((
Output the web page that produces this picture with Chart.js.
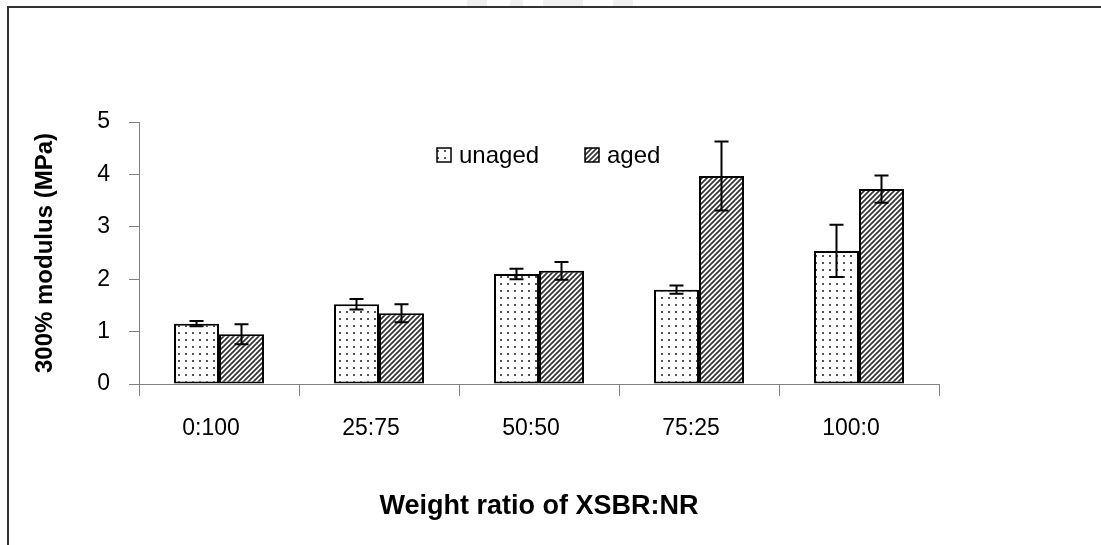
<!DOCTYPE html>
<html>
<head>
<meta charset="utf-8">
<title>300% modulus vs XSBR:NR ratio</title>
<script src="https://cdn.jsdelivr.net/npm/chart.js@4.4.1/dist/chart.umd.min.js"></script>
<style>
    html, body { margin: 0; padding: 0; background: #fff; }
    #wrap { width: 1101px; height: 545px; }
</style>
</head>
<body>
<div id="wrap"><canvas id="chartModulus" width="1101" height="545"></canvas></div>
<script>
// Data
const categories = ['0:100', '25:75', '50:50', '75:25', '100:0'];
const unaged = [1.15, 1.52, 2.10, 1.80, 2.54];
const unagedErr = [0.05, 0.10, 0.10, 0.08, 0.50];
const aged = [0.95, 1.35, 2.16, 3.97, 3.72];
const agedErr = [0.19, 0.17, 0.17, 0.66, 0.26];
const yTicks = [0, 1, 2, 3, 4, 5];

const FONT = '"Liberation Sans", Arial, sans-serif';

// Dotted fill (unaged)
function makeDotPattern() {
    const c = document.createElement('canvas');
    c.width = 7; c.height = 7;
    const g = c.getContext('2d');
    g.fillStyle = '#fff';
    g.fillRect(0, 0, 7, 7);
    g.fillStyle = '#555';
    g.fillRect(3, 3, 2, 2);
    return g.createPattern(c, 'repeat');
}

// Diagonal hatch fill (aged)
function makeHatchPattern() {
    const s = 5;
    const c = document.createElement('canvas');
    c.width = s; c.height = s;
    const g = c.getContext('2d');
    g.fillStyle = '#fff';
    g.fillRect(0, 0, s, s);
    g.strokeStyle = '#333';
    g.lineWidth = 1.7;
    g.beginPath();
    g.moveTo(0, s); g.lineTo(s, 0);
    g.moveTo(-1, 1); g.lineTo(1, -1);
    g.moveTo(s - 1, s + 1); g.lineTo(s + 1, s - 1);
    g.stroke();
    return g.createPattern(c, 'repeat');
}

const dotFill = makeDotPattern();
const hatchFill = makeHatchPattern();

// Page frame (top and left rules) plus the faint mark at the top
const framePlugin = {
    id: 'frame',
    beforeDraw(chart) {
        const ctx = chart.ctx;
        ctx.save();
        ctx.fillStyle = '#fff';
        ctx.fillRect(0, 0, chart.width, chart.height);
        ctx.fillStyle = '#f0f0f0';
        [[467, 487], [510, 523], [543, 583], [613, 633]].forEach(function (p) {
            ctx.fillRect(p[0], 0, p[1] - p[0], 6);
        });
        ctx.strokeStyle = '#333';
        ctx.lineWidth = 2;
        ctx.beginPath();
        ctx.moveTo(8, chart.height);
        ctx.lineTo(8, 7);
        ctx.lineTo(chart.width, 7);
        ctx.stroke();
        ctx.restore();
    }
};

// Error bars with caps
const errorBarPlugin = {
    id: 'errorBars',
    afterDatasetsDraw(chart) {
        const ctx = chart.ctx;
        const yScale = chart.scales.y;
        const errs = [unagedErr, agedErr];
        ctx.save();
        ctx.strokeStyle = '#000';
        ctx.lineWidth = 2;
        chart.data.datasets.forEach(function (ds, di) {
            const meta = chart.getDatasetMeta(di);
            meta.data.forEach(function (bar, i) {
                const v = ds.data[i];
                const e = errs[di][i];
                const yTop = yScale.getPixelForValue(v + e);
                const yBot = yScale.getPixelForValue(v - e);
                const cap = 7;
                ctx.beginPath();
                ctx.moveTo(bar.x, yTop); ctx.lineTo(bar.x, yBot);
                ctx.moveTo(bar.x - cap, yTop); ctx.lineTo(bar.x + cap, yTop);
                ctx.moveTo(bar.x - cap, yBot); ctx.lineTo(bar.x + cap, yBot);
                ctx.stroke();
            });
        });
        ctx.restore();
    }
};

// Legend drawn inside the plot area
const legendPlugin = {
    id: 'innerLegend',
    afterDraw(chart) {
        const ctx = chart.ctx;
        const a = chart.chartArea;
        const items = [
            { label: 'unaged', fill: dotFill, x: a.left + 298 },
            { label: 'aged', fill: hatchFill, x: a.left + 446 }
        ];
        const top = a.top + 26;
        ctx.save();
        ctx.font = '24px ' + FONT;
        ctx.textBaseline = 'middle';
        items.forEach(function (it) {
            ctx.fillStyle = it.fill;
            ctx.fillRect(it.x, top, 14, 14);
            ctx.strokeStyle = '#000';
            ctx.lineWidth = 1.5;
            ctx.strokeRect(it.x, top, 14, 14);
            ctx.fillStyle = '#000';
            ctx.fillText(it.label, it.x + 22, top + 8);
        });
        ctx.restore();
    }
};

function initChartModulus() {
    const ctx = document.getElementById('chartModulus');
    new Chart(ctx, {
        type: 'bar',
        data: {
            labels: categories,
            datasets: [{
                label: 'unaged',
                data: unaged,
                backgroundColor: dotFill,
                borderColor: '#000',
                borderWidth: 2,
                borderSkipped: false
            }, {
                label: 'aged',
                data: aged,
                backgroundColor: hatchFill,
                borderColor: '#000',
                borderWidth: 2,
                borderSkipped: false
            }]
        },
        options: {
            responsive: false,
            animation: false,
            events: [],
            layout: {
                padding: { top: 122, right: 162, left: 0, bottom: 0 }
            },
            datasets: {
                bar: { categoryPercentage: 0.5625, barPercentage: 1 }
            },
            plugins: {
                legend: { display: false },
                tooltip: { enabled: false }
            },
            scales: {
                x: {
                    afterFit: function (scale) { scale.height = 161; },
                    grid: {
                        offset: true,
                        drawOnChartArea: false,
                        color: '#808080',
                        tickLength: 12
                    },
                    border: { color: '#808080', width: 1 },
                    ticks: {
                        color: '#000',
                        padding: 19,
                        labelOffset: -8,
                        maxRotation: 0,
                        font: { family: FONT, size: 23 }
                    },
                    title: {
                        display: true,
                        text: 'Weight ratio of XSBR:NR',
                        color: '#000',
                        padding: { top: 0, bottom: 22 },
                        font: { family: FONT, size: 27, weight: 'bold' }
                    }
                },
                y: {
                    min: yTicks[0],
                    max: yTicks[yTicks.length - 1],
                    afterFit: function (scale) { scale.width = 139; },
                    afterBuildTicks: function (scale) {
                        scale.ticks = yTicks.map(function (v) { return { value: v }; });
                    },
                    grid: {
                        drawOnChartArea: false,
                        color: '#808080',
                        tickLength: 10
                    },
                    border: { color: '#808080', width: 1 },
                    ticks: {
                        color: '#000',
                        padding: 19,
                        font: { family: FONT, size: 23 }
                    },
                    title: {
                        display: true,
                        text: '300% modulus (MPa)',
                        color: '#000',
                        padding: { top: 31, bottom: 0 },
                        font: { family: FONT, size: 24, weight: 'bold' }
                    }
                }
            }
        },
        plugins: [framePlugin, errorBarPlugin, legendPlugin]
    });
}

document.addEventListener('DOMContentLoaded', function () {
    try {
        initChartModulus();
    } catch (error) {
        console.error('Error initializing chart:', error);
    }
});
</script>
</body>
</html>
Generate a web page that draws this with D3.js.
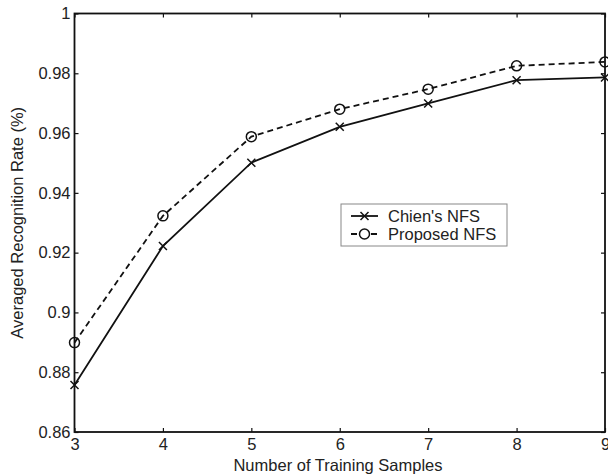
))
Exercise goal => Working from the lines above, reproduce the material exactly and exclude its pictures.

Final answer =>
Output the web page that produces this picture with Chart.js.
<!DOCTYPE html>
<html>
<head>
<meta charset="utf-8">
<title>300% modulus vs XSBR:NR ratio</title>
<script src="https://cdn.jsdelivr.net/npm/chart.js@4.4.1/dist/chart.umd.min.js"></script>
<style>
    html, body { margin: 0; padding: 0; background: #fff; }
    #wrap { width: 1101px; height: 545px; }
</style>
</head>
<body>
<div id="wrap"><canvas id="chartModulus" width="1101" height="545"></canvas></div>
<script>
// Data
const categories = ['0:100', '25:75', '50:50', '75:25', '100:0'];
const unaged = [1.15, 1.52, 2.10, 1.80, 2.54];
const unagedErr = [0.05, 0.10, 0.10, 0.08, 0.50];
const aged = [0.95, 1.35, 2.16, 3.97, 3.72];
const agedErr = [0.19, 0.17, 0.17, 0.66, 0.26];
const yTicks = [0, 1, 2, 3, 4, 5];

const FONT = '"Liberation Sans", Arial, sans-serif';

// Dotted fill (unaged)
function makeDotPattern() {
    const c = document.createElement('canvas');
    c.width = 7; c.height = 7;
    const g = c.getContext('2d');
    g.fillStyle = '#fff';
    g.fillRect(0, 0, 7, 7);
    g.fillStyle = '#555';
    g.fillRect(3, 3, 2, 2);
    return g.createPattern(c, 'repeat');
}

// Diagonal hatch fill (aged)
function makeHatchPattern() {
    const s = 5;
    const c = document.createElement('canvas');
    c.width = s; c.height = s;
    const g = c.getContext('2d');
    g.fillStyle = '#fff';
    g.fillRect(0, 0, s, s);
    g.strokeStyle = '#333';
    g.lineWidth = 1.7;
    g.beginPath();
    g.moveTo(0, s); g.lineTo(s, 0);
    g.moveTo(-1, 1); g.lineTo(1, -1);
    g.moveTo(s - 1, s + 1); g.lineTo(s + 1, s - 1);
    g.stroke();
    return g.createPattern(c, 'repeat');
}

const dotFill = makeDotPattern();
const hatchFill = makeHatchPattern();

// Page frame (top and left rules) plus the faint mark at the top
const framePlugin = {
    id: 'frame',
    beforeDraw(chart) {
        const ctx = chart.ctx;
        ctx.save();
        ctx.fillStyle = '#fff';
        ctx.fillRect(0, 0, chart.width, chart.height);
        ctx.fillStyle = '#f0f0f0';
        [[467, 487], [510, 523], [543, 583], [613, 633]].forEach(function (p) {
            ctx.fillRect(p[0], 0, p[1] - p[0], 6);
        });
        ctx.strokeStyle = '#333';
        ctx.lineWidth = 2;
        ctx.beginPath();
        ctx.moveTo(8, chart.height);
        ctx.lineTo(8, 7);
        ctx.lineTo(chart.width, 7);
        ctx.stroke();
        ctx.restore();
    }
};

// Error bars with caps
const errorBarPlugin = {
    id: 'errorBars',
    afterDatasetsDraw(chart) {
        const ctx = chart.ctx;
        const yScale = chart.scales.y;
        const errs = [unagedErr, agedErr];
        ctx.save();
        ctx.strokeStyle = '#000';
        ctx.lineWidth = 2;
        chart.data.datasets.forEach(function (ds, di) {
            const meta = chart.getDatasetMeta(di);
            meta.data.forEach(function (bar, i) {
                const v = ds.data[i];
                const e = errs[di][i];
                const yTop = yScale.getPixelForValue(v + e);
                const yBot = yScale.getPixelForValue(v - e);
                const cap = 7;
                ctx.beginPath();
                ctx.moveTo(bar.x, yTop); ctx.lineTo(bar.x, yBot);
                ctx.moveTo(bar.x - cap, yTop); ctx.lineTo(bar.x + cap, yTop);
                ctx.moveTo(bar.x - cap, yBot); ctx.lineTo(bar.x + cap, yBot);
                ctx.stroke();
            });
        });
        ctx.restore();
    }
};

// Legend drawn inside the plot area
const legendPlugin = {
    id: 'innerLegend',
    afterDraw(chart) {
        const ctx = chart.ctx;
        const a = chart.chartArea;
        const items = [
            { label: 'unaged', fill: dotFill, x: a.left + 298 },
            { label: 'aged', fill: hatchFill, x: a.left + 446 }
        ];
        const top = a.top + 26;
        ctx.save();
        ctx.font = '24px ' + FONT;
        ctx.textBaseline = 'middle';
        items.forEach(function (it) {
            ctx.fillStyle = it.fill;
            ctx.fillRect(it.x, top, 14, 14);
            ctx.strokeStyle = '#000';
            ctx.lineWidth = 1.5;
            ctx.strokeRect(it.x, top, 14, 14);
            ctx.fillStyle = '#000';
            ctx.fillText(it.label, it.x + 22, top + 8);
        });
        ctx.restore();
    }
};

function initChartModulus() {
    const ctx = document.getElementById('chartModulus');
    new Chart(ctx, {
        type: 'bar',
        data: {
            labels: categories,
            datasets: [{
                label: 'unaged',
                data: unaged,
                backgroundColor: dotFill,
                borderColor: '#000',
                borderWidth: 2,
                borderSkipped: false
            }, {
                label: 'aged',
                data: aged,
                backgroundColor: hatchFill,
                borderColor: '#000',
                borderWidth: 2,
                borderSkipped: false
            }]
        },
        options: {
            responsive: false,
            animation: false,
            events: [],
            layout: {
                padding: { top: 122, right: 162, left: 0, bottom: 0 }
            },
            datasets: {
                bar: { categoryPercentage: 0.5625, barPercentage: 1 }
            },
            plugins: {
                legend: { display: false },
                tooltip: { enabled: false }
            },
            scales: {
                x: {
                    afterFit: function (scale) { scale.height = 161; },
                    grid: {
                        offset: true,
                        drawOnChartArea: false,
                        color: '#808080',
                        tickLength: 12
                    },
                    border: { color: '#808080', width: 1 },
                    ticks: {
                        color: '#000',
                        padding: 19,
                        labelOffset: -8,
                        maxRotation: 0,
                        font: { family: FONT, size: 23 }
                    },
                    title: {
                        display: true,
                        text: 'Weight ratio of XSBR:NR',
                        color: '#000',
                        padding: { top: 0, bottom: 22 },
                        font: { family: FONT, size: 27, weight: 'bold' }
                    }
                },
                y: {
                    min: yTicks[0],
                    max: yTicks[yTicks.length - 1],
                    afterFit: function (scale) { scale.width = 139; },
                    afterBuildTicks: function (scale) {
                        scale.ticks = yTicks.map(function (v) { return { value: v }; });
                    },
                    grid: {
                        drawOnChartArea: false,
                        color: '#808080',
                        tickLength: 10
                    },
                    border: { color: '#808080', width: 1 },
                    ticks: {
                        color: '#000',
                        padding: 19,
                        font: { family: FONT, size: 23 }
                    },
                    title: {
                        display: true,
                        text: '300% modulus (MPa)',
                        color: '#000',
                        padding: { top: 31, bottom: 0 },
                        font: { family: FONT, size: 24, weight: 'bold' }
                    }
                }
            }
        },
        plugins: [framePlugin, errorBarPlugin, legendPlugin]
    });
}

document.addEventListener('DOMContentLoaded', function () {
    try {
        initChartModulus();
    } catch (error) {
        console.error('Error initializing chart:', error);
    }
});
</script>
</body>
</html>
Generate a web page that draws this with D3.js.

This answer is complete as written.